IAmChino singles chronology
| "Diosa" (2025) | "Tamo Bien" (2025) | "Soy Así" (2025) |

Music video
- "Tamo Bien" on YouTube

= Tamo Bien =

2025 single by Enrique Iglesias, Pitbull and IAmChino

"Tamo Bien" is a song by Spanish singer Enrique Iglesias, Cuban-American rapper Pitbull, and IAmChino.

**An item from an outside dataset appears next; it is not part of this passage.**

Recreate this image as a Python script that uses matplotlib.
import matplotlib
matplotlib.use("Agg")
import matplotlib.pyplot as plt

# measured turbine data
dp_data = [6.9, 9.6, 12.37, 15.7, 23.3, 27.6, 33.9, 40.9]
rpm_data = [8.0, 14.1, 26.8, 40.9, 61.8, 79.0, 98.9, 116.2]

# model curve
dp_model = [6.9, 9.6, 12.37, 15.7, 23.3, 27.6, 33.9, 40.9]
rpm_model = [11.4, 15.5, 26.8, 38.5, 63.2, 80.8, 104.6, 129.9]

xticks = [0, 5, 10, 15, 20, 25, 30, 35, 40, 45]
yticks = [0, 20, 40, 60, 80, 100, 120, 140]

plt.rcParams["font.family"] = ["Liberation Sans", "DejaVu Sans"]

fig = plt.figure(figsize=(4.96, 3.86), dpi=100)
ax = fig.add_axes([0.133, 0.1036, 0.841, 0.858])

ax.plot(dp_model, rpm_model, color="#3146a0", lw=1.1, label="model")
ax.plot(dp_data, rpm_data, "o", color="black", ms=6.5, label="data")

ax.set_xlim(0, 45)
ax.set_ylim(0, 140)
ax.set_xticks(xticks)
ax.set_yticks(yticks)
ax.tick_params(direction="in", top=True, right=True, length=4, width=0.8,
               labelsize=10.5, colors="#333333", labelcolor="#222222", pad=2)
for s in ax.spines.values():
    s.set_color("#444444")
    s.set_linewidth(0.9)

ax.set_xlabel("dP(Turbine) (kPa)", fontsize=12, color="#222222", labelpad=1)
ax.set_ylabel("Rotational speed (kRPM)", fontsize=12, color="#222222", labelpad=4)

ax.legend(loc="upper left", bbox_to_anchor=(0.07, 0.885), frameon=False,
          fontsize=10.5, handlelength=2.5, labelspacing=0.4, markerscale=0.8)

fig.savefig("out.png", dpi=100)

It was released by Mr. 305 Records on 5 March 2025 as a single.

==Background==
Iglesias and Pitbull had collaborated several times previously, including on the singles: "I Like It", "I Like How It Feels", "I'm a Freak", "Messin' Around", and "Move to Miami".

== Charts ==

=== Weekly charts ===

Weekly chart performance for "Tamo Bien"
| Chart (2025–2026) | Peak position |
|---|---|
| Bolivia Anglo Airplay (Monitor Latino) | 6 |
| CIS Airplay (TopHit) | 75 |
| Dominican Republic Anglo Airplay (Monitor Latino) | 14 |
| Ecuador Anglo Airplay (Monitor Latino) | 13 |
| France (SNEP) | 100 |
| France Airplay (SNEP) | 12 |
| Guatemala Anglo Airplay (Monitor Latino) | 13 |
| Honduras Anglo Airplay (Monitor Latino) | 3 |
| Lithuania Airplay (TopHit) | 33 |
| Mexico Anglo Airplay (Monitor Latino) | 4 |
| Nicaragua Anglo Airplay (Monitor Latino) | 9 |
| Panama Anglo Airplay (Monitor Latino) | 9 |
| Peru Anglo Airplay (Monitor Latino) | 12 |
| Peru Pop Airplay (Monitor Latino) | 8 |
| Poland (Polish Airplay Top 100) | 1 |
| Poland (Polish Streaming Top 100) | 19 |
| Romania Airplay (UPFR) | 6 |
| Romania Airplay (Media Forest) | 10 |
| Slovakia Airplay (ČNS IFPI) | 48 |
| Ukraine Airplay (TopHit) | 78 |
| Venezuela Anglo Airplay (Monitor Latino) | 11 |

===Monthly charts===

Monthly chart performance for "Tamo Bien"
| Chart (2025) | Peak position |
|---|---|
| CIS Airplay (TopHit) | 82 |
| Romania Airplay (TopHit) | 12 |
| Ukraine Airplay (TopHit) | 95 |

===Year-end charts===

Year-end chart performance
| Chart (2025) | Position |
|---|---|
| Poland (Polish Airplay Top 100) | 8 |
| Romania Airplay (TopHit) | 22 |

==Certifications==

Certifications for "Tamo Bien"
| Region | Certification | Certified units/sales |
| France (SNEP) | Gold | 100,000^{‡} |
| Poland (ZPAV) | Platinum | 125,000^{‡} |
| United States (RIAA) | Gold (Latin) | 30,000^{‡} |
^{‡} Sales+streaming figures based on certification alone.